In a new article, I develop a theory of selective enforcement to fill these gaps. When a debtor defaults on a loan, the default may signal a failure across the entire firm or it may signal an asset- or project-specific failure. Tailored partitions give a primary monitoring creditor the option to select between project-specific and firm-wide enforcement depending on the signal it receives. Thus, where two projects are partially but not fully related – say with a luxury hotel and a budget hotel – the firm can tailor partitions to allow common risks and failures to be dealt with collectively and independent risks and failures to be dealt with in a targeted and contained fashion. This option for precision makes monitoring and enforcing loan agreements less costly and, in turn, reduces the debtor’s overall cost of capital.
In the budget- and luxury-hotels example, consider a scenario where one hotel’s default sends the sophisticated creditor one of two signals: 1) managers are generally incompetent and the problems will spread to the other hotel; or 2) managers are incompetent on a project-specific basis and the problems will not spread. Tailored partitions give the creditor the option to take action against the entire firm in response to signal 1 (by way of the cross-liability provisions) or only as to the specific project in response to signal 2.
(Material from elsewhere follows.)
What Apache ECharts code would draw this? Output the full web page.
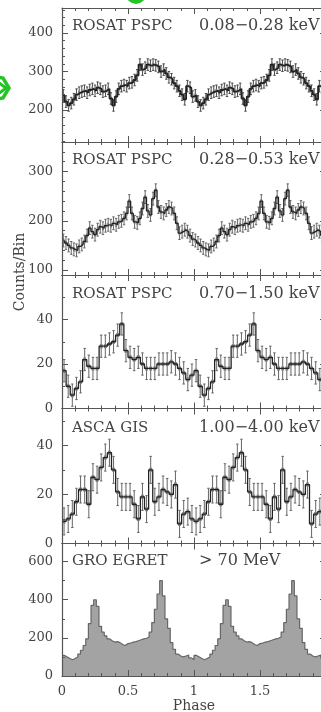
<!DOCTYPE html>
<html><head><meta charset="utf-8">
<script src="https://cdn.jsdelivr.net/npm/echarts@6/dist/echarts.min.js"></script>
<style>html,body{margin:0;padding:0;background:#fff;overflow:hidden}#c{width:321px;height:712px}</style>
</head><body><div id="c"></div>
<script>
// ---------- DATA (one pulse cycle each; figure shows two identical cycles) ----------
const rosatSoft = [238,222,212,218,228,240,245,248,250,245,
                   252,255,250,258,255,248,250,255,230,212,
                   235,255,262,265,262,270,272,278,290,318,
                   305,310,318,315,318,316,312,300,305,295,
                   285,280,270,262,250,240,228,262,258,235];
const rosatMid  = [160,155,150,145,142,140,148,152,158,170,
                   185,178,172,182,188,185,190,192,190,195,
                   192,198,200,205,215,240,215,198,196,205,
                   225,248,220,212,245,262,228,218,215,222,
                   228,225,215,195,175,178,182,178,170,163];
const rosatHard = [17,10,6,9,12,22,19,18,18,28,28,29,30,33,38,26,
                   23,22,23,20,18,18,18,20,20,20,21,20,18,16,13,15];
const ascaGis   = [9,10,12,17,22,22,16,27,26,31,35,37,30,21,19,19,
                   19,16,10,19,14,30,17,19,22,21,20,24,8,12,13,10];
const egret     = [108,100,92,85,92,100,115,135,160,195,
                   275,370,400,365,260,230,210,195,185,178,
                   180,175,165,160,170,172,178,180,185,190,
                   195,198,205,230,280,350,430,500,420,300,
                   250,175,140,115,105,100,105,110,95,85];
const errSizes  = [15, 13, 5, 5.5];           // typical 1-sigma error bar per panel
const instruments = ['ROSAT PSPC','ROSAT PSPC','ROSAT PSPC','ASCA GIS','GRO EGRET'];
const bands       = ['0.08\u22120.28 keV','0.28\u22120.53 keV','0.70\u22121.50 keV','1.00\u22124.00 keV','> 70 MeV'];
const yRanges = [[117,465],[90,360],[0,60],[0,55],[0,695]];
const yMajor  = [[200,300,400],[100,200,300],[0,20,40],[0,20,40],[0,200,400,600]];
const yMinor  = [[120,140,160,180,220,240,260,280,320,340,360,380,420,440,460],
                 [120,140,160,180,220,240,260,280,320,340],
                 [10,30,50],[10,30,50],[100,300,500]];
const phaseRange = [0, 2];
const phaseStep = 0.5;
const yTitle = 'Counts/Bin';
const xTitle = 'Phase';

// ---------- LAYOUT ----------
const tops = [8, 142, 275, 408.5, 543.5];
const bots = [142, 275, 408.5, 543.5, 676];
const axisCol = '#555';
const serif = '"DejaVu Serif", "Liberation Serif", serif';

const panels = [rosatSoft, rosatMid, rosatHard, ascaGis, egret];

function histo(vals){
  const cyc = vals.concat(vals);
  const n = cyc.length, span = phaseRange[1]-phaseRange[0];
  const pts = cyc.map((v,i)=>[phaseRange[0]+span*i/n, v]);
  pts.push([phaseRange[1], cyc[n-1]]);
  return pts;
}
function centers(vals, err){
  const cyc = vals.concat(vals);
  const n = cyc.length, span = phaseRange[1]-phaseRange[0];
  return cyc.map((v,i)=>[phaseRange[0]+span*(i+0.5)/n, v, err]);
}

const grids=[], xAxes=[], yAxes=[], series=[], graphics=[];
for (let k=0;k<5;k++){
  grids.push({left:62, width:264, top:tops[k], height:bots[k]-tops[k],
    containLabel:false, outerBoundsMode:'none'});
  const xb = {type:'value', gridIndex:k, min:phaseRange[0], max:phaseRange[1], interval:phaseStep, z:5,
    axisLine:{show:true, onZero:false, lineStyle:{color:axisCol, width:1.2}},
    axisTick:{show:true, inside:true, length:6, lineStyle:{color:axisCol, width:1}},
    minorTick:{show:true, splitNumber:5, length:3, lineStyle:{color:axisCol, width:1}},
    splitLine:{show:false}, minorSplitLine:{show:false}};
  xAxes.push(Object.assign({}, xb, {position:'bottom',
    axisLabel:{show:k===4, margin:9, color:'#444', fontSize:13, fontFamily:serif},
    name: k===4 ? xTitle : '', nameLocation:'middle', nameGap:22,
    nameTextStyle:{color:'#444', fontSize:14, fontFamily:serif}}));
  xAxes.push(Object.assign({}, xb, {position:'top', axisLabel:{show:false}}));
  const yb = {type:'value', gridIndex:k, min:yRanges[k][0], max:yRanges[k][1], z:5, splitLine:{show:false}};
  yAxes.push(Object.assign({}, yb, {position:'left',
    axisLine:{show:true, onZero:false, lineStyle:{color:axisCol, width:1.2}},
    axisTick:{show:true, inside:true, length:6, customValues:yMajor[k], lineStyle:{color:axisCol}},
    axisLabel:{show:true, customValues:yMajor[k], margin:9, color:'#444', fontSize:13, fontFamily:serif}}));
  yAxes.push(Object.assign({}, yb, {position:'left',
    axisLine:{show:false},
    axisTick:{show:true, inside:true, length:3, customValues:yMinor[k], lineStyle:{color:axisCol}},
    axisLabel:{show:false}}));
  yAxes.push(Object.assign({}, yb, {position:'right',
    axisLine:{show:true, onZero:false, lineStyle:{color:axisCol, width:1.2}},
    axisTick:{show:true, inside:true, length:6, customValues:yMajor[k], lineStyle:{color:axisCol}},
    axisLabel:{show:false}}));

  const xi = 2*k, yi = 3*k;
  if (k < 4){
    const binW = 1/panels[k].length;
    const ebCol = k===0 ? '#4a4a4a' : '#666';
    series.push({type:'custom', xAxisIndex:xi, yAxisIndex:yi, clip:true, z:2,
      data: centers(panels[k], errSizes[k]),
      renderItem:function(params, api){
        const x=api.value(0), v=api.value(1), e=api.value(2);
        const t=api.coord([x, v+e]), b=api.coord([x, v-e]), c=api.coord([x, v]);
        const bw = api.size([binW, 0])[0];
        const cap = Math.max(1.2, bw*0.3);
        const st = {stroke:ebCol, lineWidth:1};
        return {type:'group', children:[
          {type:'line', shape:{x1:t[0], y1:t[1], x2:b[0], y2:b[1]}, style:st},
          {type:'line', shape:{x1:t[0]-cap, y1:t[1], x2:t[0]+cap, y2:t[1]}, style:st},
          {type:'line', shape:{x1:b[0]-cap, y1:b[1], x2:b[0]+cap, y2:b[1]}, style:st},
          {type:'rect', shape:{x:c[0]-bw*0.35, y:c[1]-2, width:bw*0.7, height:4}, style:{fill:'#7a7a7a'}}
        ]};
      }});
    series.push({type:'line', xAxisIndex:xi, yAxisIndex:yi, step:'end', showSymbol:false,
      data: histo(panels[k]), z:3,
      lineStyle:{color:'#222', width: k===0 ? 1.8 : 1.3}});
  } else {
    series.push({type:'line', xAxisIndex:xi, yAxisIndex:yi, step:'end', showSymbol:false,
      data: histo(panels[k]), z:2,
      lineStyle:{color:'#666', width:1.2},
      areaStyle:{color:'#a3a3a3', opacity:1, origin:'start'}});
  }
  const ty = [26, 160, 294, 428, 561][k];
  graphics.push({type:'text', x:72, y:ty, z:10, style:{text:instruments[k], fill:'#444',
    font:'15px ' + serif, verticalAlign:'middle'}});
  graphics.push({type:'text', x:199, y:ty, z:10, style:{text:bands[k], fill:'#444',
    font:'16px ' + serif, verticalAlign:'middle'}});
}
graphics.push({type:'text', x:20, y:272, rotation:Math.PI/2, z:10,
  style:{text:yTitle, fill:'#444', font:'14px ' + serif, align:'center', verticalAlign:'middle'}});
// decorative green marks present at the edges of the source picture
graphics.push({type:'circle', shape:{cx:136, cy:-6, r:10}, style:{fill:'#25c425'}});
graphics.push({type:'polygon', shape:{points:[[-8,76],[3,78],[9,88],[3,98],[-8,100]]},
  style:{fill:'none', stroke:'#25c425', lineWidth:3.5}});
graphics.push({type:'polyline', shape:{points:[[-2,82],[6,88],[-2,94]]},
  style:{stroke:'#25c425', lineWidth:3}});

const chart = echarts.init(document.getElementById('c'), null, {renderer:'canvas'});
chart.setOption({animation:false, backgroundColor:'#fff',
  grid:grids, xAxis:xAxes, yAxis:yAxes, series:series, graphic:graphics});
</script></body></html>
The first option is valuable because it allows the creditor to act on general signals to contain firm-wide losses. It need not wait for the second hotel to default to assert its enforcement rights. The second option – project-specific enforcement – is valuable because it reduces the significant ancillary effects caused by firm-wide responses to project-specific problems and prevents other parties from opportunistically forcing the default to spread.
The recognition of this structural option changes the analysis of corporate groups. Under conventional models, creditors with no specialized expertise loan to the firm as a whole while creditors with expertise focus on particular projects. This assumes different creditors will specialize in monitoring different projects within one firm. But that is not how things look on the ground. Increasingly common is the structure where a single sophisticated creditor has the expertise to monitor both the firm as a whole and the various projects individually. Theories of tailored partitions and selective enforcement can explain this. The central creditor loans to each legal entity while creating these valuable selective-enforcement options.
These options can only be created by combining entity partitions with cross liabilities. The failure to recognize that point generates confusion for the courts and introduces supposed puzzles and complexities that do not exist in the real world. For example, some hold the view that firms undo the entire effect of entity partitioning by causing affiliated legal entities to agree to cross-liability provisions. These scholars puzzle at why a corporation would partition an entity just to re-integrate it at the next moment. Why create this corporate web when the firm could just partition or not partition?
The concepts of tailored partitions and selective enforcement provide an answer to dislodge this riddle and reveal major implications for laws of finance and bankruptcy. In addition to providing a cohesive justification for the web of entity partitions and cross liabilities that characterize much of corporate structure today, they also inform how bankruptcy courts should approach a wide range of legal and policy issues from holding-company equity guarantees and good-faith-filing rules, to fraudulent transfers and ipso facto clauses.